An IBL Introduction to Discrete Mathematics

Proof.

Given a tree with n vertices, the number of edges is n-1.

Let G be a tree with two vertices. This tree will have one edge connecting the two vertices. Add another vertex. To prevent the creation of a cycle, that new vertex may only be connected to one pre-existing point. Therefore, we only add one edge, for a total of two. Add another vertex. For the same reasons, we now have three edges. This way of adding vertices in the only option we have, since otherwise we risk creating a cycle. In other words, every vertex in our graph needs an edge except for some initial vertex, which shares an edge with an adjacent vertex. Hence, the number of edges in any tree is n-1.

Proof.

Let $v_0$ be a vertex in graph G. We know $v_0$ exists since graphs cannot be empty.

If $v_0$ has degree one, we are done. If not, $v_0$ has degree two or higher. Let $v_1$ be a vertex adjacent to $v_0\text{.}$

If $v_1$ has degree one, we are done. If not, $v_1$ has degree two or higher. Let $v_2$ be a vertex adjacent to $v_1\text{.}$

If $v_2$ has degree one, we are done. If not, $v_2$ has degree two or higher. Let $v_3$ be a vertex adjacent to $v_2\text{.}$

We can continue this process, but only to a finite set of vertices, since by definition a tree is a finite set containing no cycles. Thus, whatever vertex $v_n$ we end up at, will have degree one, and hence the theorem holds true.

Proof.

Let G be a connected graph with a cycle.

Let X, Y be two vertices in G.

I will prove directly that for any connected graph with a cycle, there exists some edge that can be removed without disconnecting the graph.

Since G has a cycle, let X and Y be vertices in the cycle.

In the cycle, a path exists from X to Y and another from Y to X. Such that the the paths don't reuse the vertices from each other.

So, at least X and Y have more than 1 path.

If we remove any edge in the cycle, a path still exists for X and Y. G remains connected.

Since there exists some edge that can be removed without disconnecting ther graph, the theorem holds.
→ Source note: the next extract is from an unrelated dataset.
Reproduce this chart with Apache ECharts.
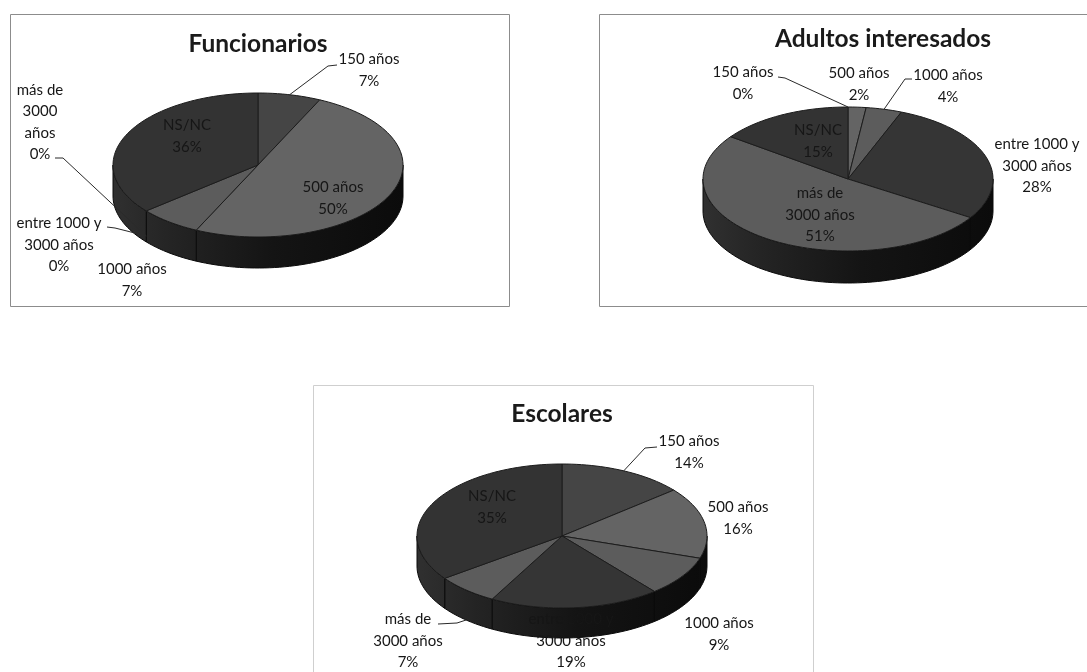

Next we show it for any pair of vertices (not just on cycle)

Proof.

Proof by contradiction: Supose there is a graph G which has at least two nodes, and does not have one unique path between two nodes. Also supose G is not a tree. We will refur to these two nodes as n and m. The nodes must have either 0 or at least 2 unique paths between each other. If the nodes have 0 paths between each other than the graph is not connected. By definition a tree is connected. Therefor G is not a tree. The only other way G can exist is if it contains at least two paths between n and m. Lets name two of the paths J and L Now lets describe a new path W following these steps. (Note as J and L are unique, thus contain at least one different edge) Start at n=0 Step 1: look at the nth node from each path, if they are the same increment n and go to step 1. Step 2: Wdd the nth edge of J to the left hand side of W, and the nth node of L to the righthand side of W. Step 3: If W is not a cycle, increment n and go to step 1. We are essentially traversing the two paths, and creating a new path containing from where they diverge to where they converge. Because J and L both are paths from n to m, they must converge. If J and L did not diverge they would not be distinct. Thus they must diverge. W is now a cycle. Because G contains a cycle, it is not a tree. Given all posibilities of G contradict, we can conclude: A graph with atleast two nodes is a tree iff there exists only one unique path between any two nodes.

Proof.

Let G be a graph of n vertices. Let's find a subgraph of G that is a tree that uses all n vertices. By definition, a tree is connected, and a tree of n vertices has n - 1 edges. Our subgraph must have n - 1 edges. If there are less than n - 1 edges, the graph is disconnected. If the graph has more than n - 1 edges, there is a cycle in our subgraph, which we are avoiding. Thus a tree is an edge-minimal connected graph on n vertices.